Uma semana antes, o secretário de educação do condado de Montgomery, Jack Smith, enviou uma carta aos pais em que explicava que as escolas são espaços seguros onde cada pessoa é respeitada e não se tolera nenhuma perseguição: entende-se, a partir da carta, que as autoridades não pretendem procurar por crianças sem documentos ou ir atrás de informações sobre elas. Smith os estimulava a manter conversas "abertas e respeitosas" sobre o que significa viver em uma democracia.

Na manhã da quarta-feira 9 de novembro, horas depois da divulgação do resultado eleitoral, as crianças de uma escola do mesmo condado entoavam palavras de ordem contra o novo presidente e falavam na possibilidade de uma Terceira Guerra Mundial. Outras mencionavam as deportações. Uma professora lhes dizia que elas não deviam ter medo de nada. Ninguém quer uma guerra nos Estados Unidos, e o presidente não pode fazer o que bem entender, conforme apenas os seus caprichos. Depois disso, deu como tarefa a reflexão sobre conceitos como tolerância e inclusão, quando as crianças então escreveram suas reflexões em cartolinas gigantes.

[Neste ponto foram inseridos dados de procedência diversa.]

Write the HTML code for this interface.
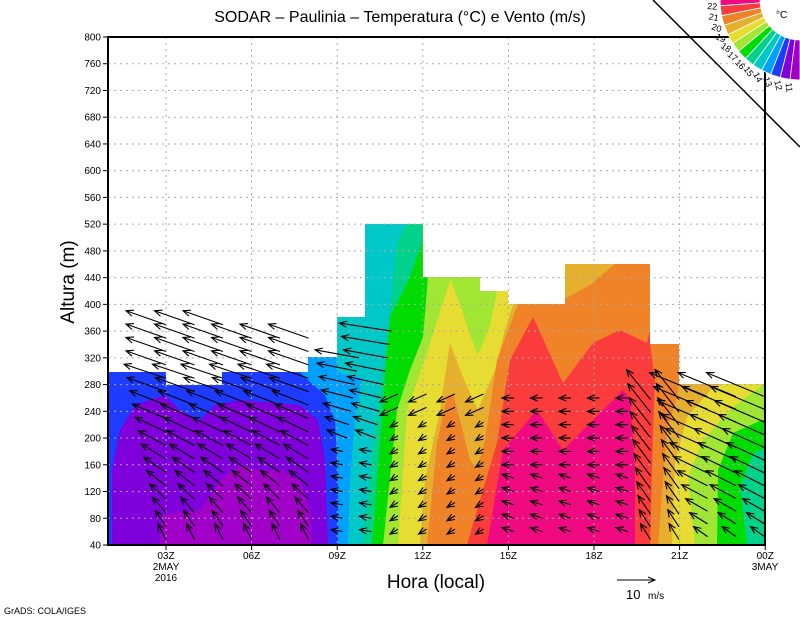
<!DOCTYPE html>
<html><head><meta charset="utf-8"><style>
html,body{margin:0;padding:0;background:#fff;}
svg{display:block;font-family:"Liberation Sans",sans-serif;}
</style></head><body>
<svg id="s" width="800" height="618" viewBox="0 0 800 618" xmlns="http://www.w3.org/2000/svg">
<defs>
<clipPath id="dc"><polygon points="108,372 166,372 166,385 222,385 222,372 308,372 308,357 337,357 337,317 365,317 365,224 423,224 423,277 480,277 480,291 508,291 508,304 565,304 565,264 650,264 650,344 679,344 679,384 765,384 765,545 108,545"/></clipPath>
</defs>
<g id="fill" clip-path="url(#dc)"></g>
<g id="grid" stroke="#aaa" stroke-width="1" stroke-dasharray="2,4"></g>
<g id="arr" stroke="#000" stroke-width="1.1" fill="none"></g>
<rect x="108" y="37" width="657" height="508" fill="none" stroke="#000" stroke-width="2"/>
<g id="ax" font-size="10" fill="#000"></g>
<text x="400" y="22" font-size="16" text-anchor="middle">SODAR – Paulinia – Temperatura (°C) e Vento (m/s)</text>
<text transform="translate(74,282) rotate(-90)" font-size="19" text-anchor="middle">Altura (m)</text>
<text x="436" y="588" font-size="19" text-anchor="middle">Hora (local)</text>
<line x1="617" y1="580" x2="655" y2="580" stroke="#000"/>
<polyline points="648,577 655,580 648,583" fill="none" stroke="#000"/>
<text x="626" y="599" font-size="13">10</text><text x="648" y="599" font-size="10">m/s</text>
<text x="4" y="614" font-size="9">GrADS: COLA/IGES</text>
<line x1="653" y1="0" x2="800" y2="147" stroke="#000" stroke-width="1.5"/>
<g id="cb"></g>
<text x="776" y="18" font-size="10">°C</text>
</svg>
<script>
var NS="http://www.w3.org/2000/svg";
function el(p,t,a,txt){var e=document.createElementNS(NS,t);for(var k in a)e.setAttribute(k,a[k]);if(txt!=null)e.textContent=txt;document.getElementById(p).appendChild(e);return e;}
function Y(v){return 545-(v-40)*508/760;}
var C={pk:"#f00a82",rd:"#fa3c3c",or:"#f08228",lo:"#e6af2d",ye:"#e6dc32",yg:"#a0e632",gr:"#00dc00",tg:"#00d28c",cy:"#00c8c8",sk:"#00a0ff",bl:"#1e3cff",pu:"#8000dc",mp:"#a000c8"};
function poly(col,pts){el("fill","polygon",{points:pts.map(function(p){return p.join(",")}).join(" "),fill:col});}
function right(col,pts){var l=pts[pts.length-1],f=pts[0];poly(col,pts.concat([[l[0],0],[900,0],[900,600],[f[0],600]]));}
poly(C.bl,[[100,200],[800,200],[800,600],[100,600]]);
poly(C.pu,[[112,545],[112,470],[120,430],[135,405],[165,395],[180,410],[200,420],[215,405],[240,400],[300,405],[318,420],[325,460],[328,545]]);
poly(C.mp,[[160,545],[162,515],[200,510],[225,475],[240,465],[255,470],[280,470],[300,480],[310,510],[312,545]]);
right(C.sk,[[338,545],[338,480],[335,420],[325,395],[310,382],[300,372],[300,300]]);
right(C.cy,[[348,545],[350,480],[355,420],[362,378],[337,372],[337,200]]);
right(C.tg,[[363,545],[377,410],[390,310],[397,243],[407,223],[410,200]]);
right(C.gr,[[372,545],[385,377],[390,317],[410,277],[422,243],[423,200]]);
right(C.yg,[[383,545],[397,410],[410,370],[423,337],[428,277],[430,200]]);
right(C.ye,[[398,545],[407,410],[427,353],[450,280],[452,200]]);
poly(C.yg,[[450,278],[455,260],[498,260],[497,292],[490,325],[478,355],[470,335],[462,310]]);
right(C.lo,[[420,545],[425,480],[440,410],[450,343],[462,375],[478,410],[495,370],[505,330],[513,305],[520,290],[530,250]]);
right(C.or,[[427,545],[437,443],[447,397],[453,393],[460,420],[470,460],[477,470],[485,440],[497,360],[512,320],[518,304],[563,304],[563,300],[590,285],[615,264],[620,250]]);
right(C.rd,[[467,545],[480,500],[497,443],[510,360],[533,317],[563,383],[593,343],[620,330],[647,343],[650,330]]);
poly(C.pk,[[487,545],[503,450],[537,410],[563,450],[623,390],[630,400],[635,470],[635,545]]);
right(C.or,[[650,545],[653,430],[655,380],[650,344],[650,300]]);
right(C.lo,[[658,545],[667,430],[677,397],[679,384],[679,300]]);
right(C.ye,[[672,545],[675,463],[687,417],[713,387],[723,384],[723,300]]);
right(C.yg,[[695,545],[688,477],[703,440],[733,407],[760,387],[765,384],[765,300]]);
right(C.gr,[[717,545],[718,470],[733,433],[762,420],[765,420],[766,300]]);
right(C.tg,[[747,545],[740,487],[753,453],[765,448],[766,300]]);
for(var v=40;v<=800;v+=40){var y=Y(v);if(v>40&&v<800)el("grid","line",{x1:108,y1:y,x2:765,y2:y});
 el("ax","line",{x1:103,y1:y,x2:108,y2:y,stroke:"#000"});el("ax","text",{x:101,y:y+3.5,"text-anchor":"end"},v);}
var xl=["03Z","06Z","09Z","12Z","15Z","18Z","21Z","00Z"];
for(var i=0;i<8;i++){var x=166+i*85.6;if(i<7)el("grid","line",{x1:x,y1:37,x2:x,y2:545});
 el("ax","line",{x1:x,y1:545,x2:x,y2:550,stroke:"#000"});el("ax","text",{x:x,y:559,"text-anchor":"middle"},xl[i]);}
el("ax","text",{x:166,y:570,"text-anchor":"middle"},"2MAY");el("ax","text",{x:166,y:581,"text-anchor":"middle"},"2016");
el("ax","text",{x:765,y:570,"text-anchor":"middle"},"3MAY");
function arrow(x1,y1,dx,dy){var x2=x1+dx,y2=y1+dy;var L=Math.hypot(dx,dy);if(L<1)return;
 var ux=dx/L,uy=dy/L,h=8,a=0.4,c=Math.cos(a),s=Math.sin(a);
 var p1=[x2-h*(ux*c-uy*s),y2-h*(uy*c+ux*s)],p2=[x2-h*(ux*c+uy*s),y2-h*(uy*c-ux*s)];
 el("arr","path",{d:"M"+x1+","+y1+"L"+x2+","+y2+"M"+p1+"L"+x2+","+y2+"L"+p2});}
for(var k=-6;k<=15;k++){var gx=337+28.5*k;var mx;
 if(gx<230)mx=380;else if(gx<330)mx=360;else if(gx<350)mx=320;else if(gx<380)mx=370;else if(gx<640)mx=260;else mx=280;
 for(var h=60;h<=mx;h+=20){var y=Y(h),dx,dy,t,tx=gx,ty=y;
  if(gx<330){t=Math.min(1,(h-60)/240);dx=-8-34*t;dy=-16+2*t;if(h>300){dx=-40;dy=-14;}tx=gx;ty=y-dy/2;}
  else if(gx<380){if(h<200){dx=-12;dy=-2;}else{dx=-20-(h-200)/5;dy=-8;}tx=gx-dx/2;}
  else if(gx<480){dx=-8;dy=5;if(h>220){dx=-18;dy=8;}tx=gx+4;ty=y-dy/2;}
  else if(gx<640){dx=-12;dy=(h<160?-4:0);tx=gx+6;}
  else if(gx<690){t=(h-60)/220;dx=-10-t*14;dy=-16-t*14;tx=gx;ty=y-dy/2;}
  else{t=(h-60)/220;dx=-14-t*44;dy=-10-t*14;tx=gx;ty=y-dy/2;}
  if(tx>766)tx=765;
  arrow(tx,ty,dx,dy);}}
var cols=[C.pk,C.rd,C.or,C.lo,C.ye,C.yg,C.gr,C.tg,C.cy,C.sk,C.bl,C.pu,"#a000c8"];
var n=cols.length,a0=-3*Math.PI/180,a1=Math.PI/2,r0=40,r1=80;
function P(r,a){return [800-r*Math.cos(a),r*Math.sin(a)];}
for(var i=0;i<n;i++){var aa=a0+(a1-a0)*i/n,ab=a0+(a1-a0)*(i+1)/n;
 var p=[P(r1,aa),P(r1,ab),P(r0,ab),P(r0,aa)];
 el("cb","polygon",{points:p.map(function(q){return q.join(",")}).join(" "),fill:cols[i],stroke:"#fff","stroke-width":"0.8"});
 if(i<n-1){var lp=P(88,ab);el("cb","text",{x:lp[0],y:lp[1]+3,"font-size":"9","text-anchor":"middle",transform:"rotate("+(ab*180/Math.PI)+","+lp[0]+","+lp[1]+")"},22-i);}}
</script>
</body></html>
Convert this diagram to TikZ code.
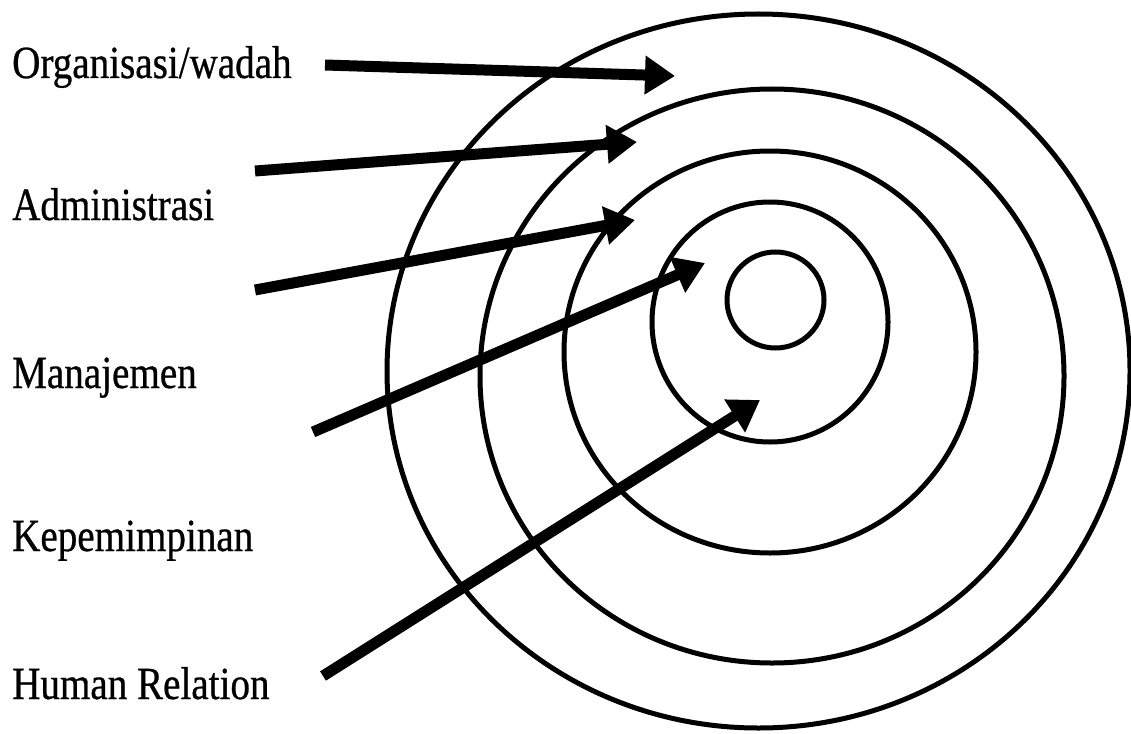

O romancista Philip Roth descreveu muito bem esse sentimento infantil em seu romance "Complô contra a América", constituído por recordações infantis fictícias nas quais imagina que o herói da aviação e simpatizante nazista Charles Lindbergh derrota Franklin Roosevelt nas eleições de 1940. "Não existe infância sem terrores, e, no entanto, eu me pergunto se não teria sido um menino menos assustado se Lindbergh não tivesse sido presidente ou se eu não fosse descendente de judeus", escreve. "Lindbergh foi o primeiro norte-americano famoso vivo que aprendi a odiar, da mesma maneira que Roosevelt foi o primeiro norte-americano famoso vivo que me ensinaram a amar".

De Silver Spring a Falls Church, e em outros pontos do país, a novidade é que a causa da preocupação –o que desperta os temores das crianças e mobiliza os professores, o que alerta as comunidades religiosas e leva os imigrantes a pouparem dinheiro preventivamente—seja a autoridade máxima do país, o símbolo da nação, uma autoridade que, em tese, deveria ser protetora. Um presidente que provoca medo não é algo com que os Estados Unidos estejam habituados.